MS does the weirdest things to your mind and body. First and foremost, it had the utter cheek to launch an all-out attack on me (itself?).
Three years ago, my faithful body drew up the battle lines and hunkered down for a long-term offensive, offensive being the operative word. Bits of me started to go wonky, my mind melted into a goo-like mass and my once-trusted-with-my-life body morphed into a despised stranger. I no longer understood what it was doing, or why.
Then there was the terrifying diagnostic process, which in my case was somewhat helped along by a bountiful supply of comfort food. I didn’t care. What was an extra scoop of Mackie’s Indulgent Ice Cream between enemies? Or a special offer bag of M&M’s? Junk was a soothing balm to my battered soul.
And finally, the meds, the steroids. Mind you, one of the courses of steroids meant my Christmas tree was put up in record time a couple of years back. At 3am. And I polished all my lightbulbs and finally got round to painting anti-mould stuff on the bathroom ceiling. They might taste foul, but boy, the energy!
All this has culminated in me just not recognising myself. Who is this large, scowling person staring back at me from shop windows and inappropriately placed mirrors? (a note to all you zeitgeist-y restaurants and wine bars – mirrors may make your place look bigger, but it’s most off-putting when I’m trying to look super-elegant whilst sipping my Martini and carrying on a scintillating conversation, ta).
Anyway, I have reached Crunch(ie) point. I am out of that dark tunnel, blinking into the light of grudging acceptance of this foul illness. And I really don’t like what I see. I used to have cheekbones. I still do, with a bit of Sellotape, but I would like my real ones back please. They’re buried underneath that chubby face, somewhere. I would like to banish the bingo-wings. Tone those thighs. Walk tall again, rather than hunching over and scanning the pavements for tripping hazards.

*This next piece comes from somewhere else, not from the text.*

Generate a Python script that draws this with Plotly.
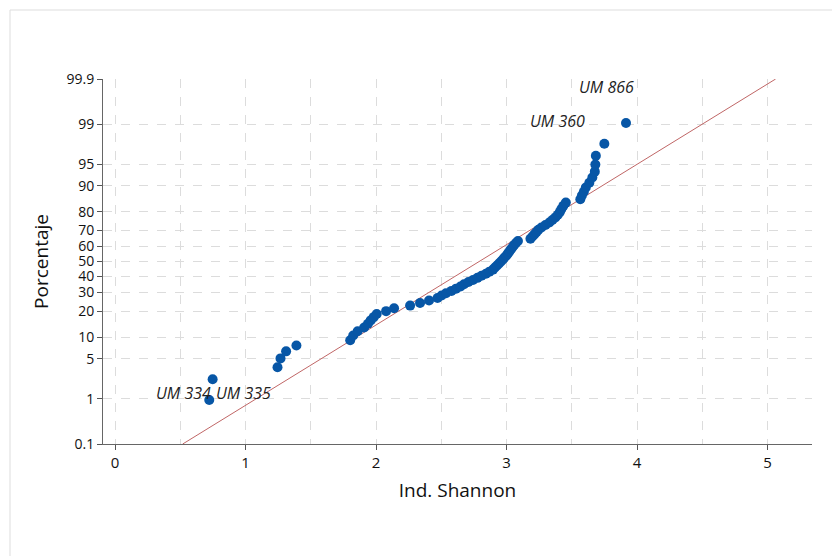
import plotly.graph_objects as go
from statistics import NormalDist

# Shannon index values (sorted)
shannon = [0.722, 0.748, 1.245, 1.268, 1.311, 1.390,
           1.802, 1.825, 1.859, 1.909, 1.938, 1.959, 1.982, 2.005, 2.077, 2.138,
           2.261, 2.337, 2.406, 2.471,
           2.502, 2.536, 2.578, 2.613, 2.647, 2.674, 2.708, 2.743, 2.777, 2.808,
           2.842, 2.869, 2.896, 2.911, 2.927, 2.942, 2.957, 2.972, 2.984, 2.999,
           3.011, 3.022, 3.034, 3.045, 3.057, 3.072, 3.087,
           3.183, 3.198, 3.213, 3.229, 3.244, 3.267, 3.298, 3.328, 3.351, 3.374,
           3.393, 3.409, 3.420, 3.435, 3.454,
           3.565, 3.577, 3.592, 3.607, 3.634, 3.657, 3.676, 3.680, 3.684, 3.749, 3.915]

# fitted normal line parameters
fit_mean = 2.79
fit_sd = 0.735

y_tick_pct = [0.1, 1, 5, 10, 20, 30, 40, 50, 60, 70, 80, 90, 95, 99, 99.9]
y_tick_text = ["0.1", "1", "5", "10", "20", "30", "40", "50", "60", "70", "80", "90", "95", "99", "99.9"]
x_tick_vals = [0, 1, 2, 3, 4, 5]

labels_text = ["UM 866", "UM 360", "UM 334", "UM 335"]
labels_x = [3.764, 3.389, 0.524, 0.987]
labels_pct = [99.84, 99.14, 1.28, 1.28]

nd = NormalDist()
n = len(shannon)
# median-rank plotting positions (i - 0.3) / (n + 0.4)
pct = [(i + 1 - 0.3) / (n + 0.4) for i in range(n)]
z = [nd.inv_cdf(p) for p in pct]

zmin = nd.inv_cdf(0.001)
zmax = nd.inv_cdf(0.999)

fig = go.Figure()
fig.add_trace(go.Scatter(
    x=[fit_mean + fit_sd * zmin, fit_mean + fit_sd * zmax], y=[zmin, zmax],
    mode="lines", line=dict(color="#c06666", width=1), hoverinfo="skip", showlegend=False))
fig.add_trace(go.Scatter(
    x=shannon, y=z, mode="markers",
    marker=dict(color="#0756a6", size=10, line=dict(width=0)), showlegend=False))

for t, lx, lp in zip(labels_text, labels_x, labels_pct):
    fig.add_annotation(x=lx, y=nd.inv_cdf(lp / 100), text="<i>" + t + "</i>", showarrow=False,
                       font=dict(family="Open Sans", size=16, color="#222222"))

# page has an 8px body margin; margins are compensated for it
L, R, T, B = 95, 36, 71, 120
W, H = 840, 556
pw, ph = W - L - R, H - T - B
fig.update_layout(
    width=W, height=H,
    margin=dict(l=L, r=R, t=T, b=B, autoexpand=False),
    paper_bgcolor="white", plot_bgcolor="white",
    font=dict(family="Open Sans", color="#111111"),
    shapes=[dict(type="line", xref="paper", yref="paper",
                 x0=(2 - L) / pw, x1=(2 - L) / pw, y0=-B / ph, y1=(H - 2 - B) / ph,
                 line=dict(color="#dddddd", width=1)),
            dict(type="line", xref="paper", yref="paper",
                 x0=(2 - L) / pw, x1=(W - L) / pw, y0=(H - 2 - B) / ph, y1=(H - 2 - B) / ph,
                 line=dict(color="#dddddd", width=1))],
)
fig.update_xaxes(
    range=[-0.092, 5.34], tickvals=x_tick_vals, ticks="outside", ticklen=5, tickcolor="#555555",
    showline=True, linecolor="#666666", linewidth=1, zeroline=False,
    showgrid=True, gridcolor="#dcdcdc", griddash="dash", gridwidth=1,
    minor=dict(dtick=0.5, tick0=0, showgrid=True, gridcolor="#dcdcdc", griddash="dash", ticks=""),
    tickfont=dict(size=15, color="#111111"),
    title=dict(text="Ind. Shannon", font=dict(size=19, color="#111111"), standoff=12),
)
fig.update_yaxes(
    range=[zmin, zmax], tickvals=[nd.inv_cdf(p / 100) for p in y_tick_pct], ticktext=y_tick_text,
    ticks="outside", ticklen=5, tickcolor="#555555",
    showline=True, linecolor="#666666", linewidth=1, zeroline=False,
    showgrid=True, gridcolor="#dcdcdc", griddash="dash", gridwidth=1,
    tickfont=dict(size=14, color="#111111"),
    title=dict(text="Porcentaje", font=dict(size=19, color="#111111"), standoff=12),
)
fig.write_html("out.html")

To that end, yesterday, I met with my brand, shiny, new personal trainer. And I signed up for a year (sits down, takes a moment). He’s the only person alive who knows my true weight. He is inspiring and understanding and won’t put me through gym-bunny crazy intensive workouts. He’s got a lovely holistic approach, perfect for a systemic illness like MS which affects pretty much every single part of your life.
As I write, I have the polish ready to clean up my
doorstop kettlebell. I’ve ordered a dri-fit pair of leggings and t-shirt. I am petrified.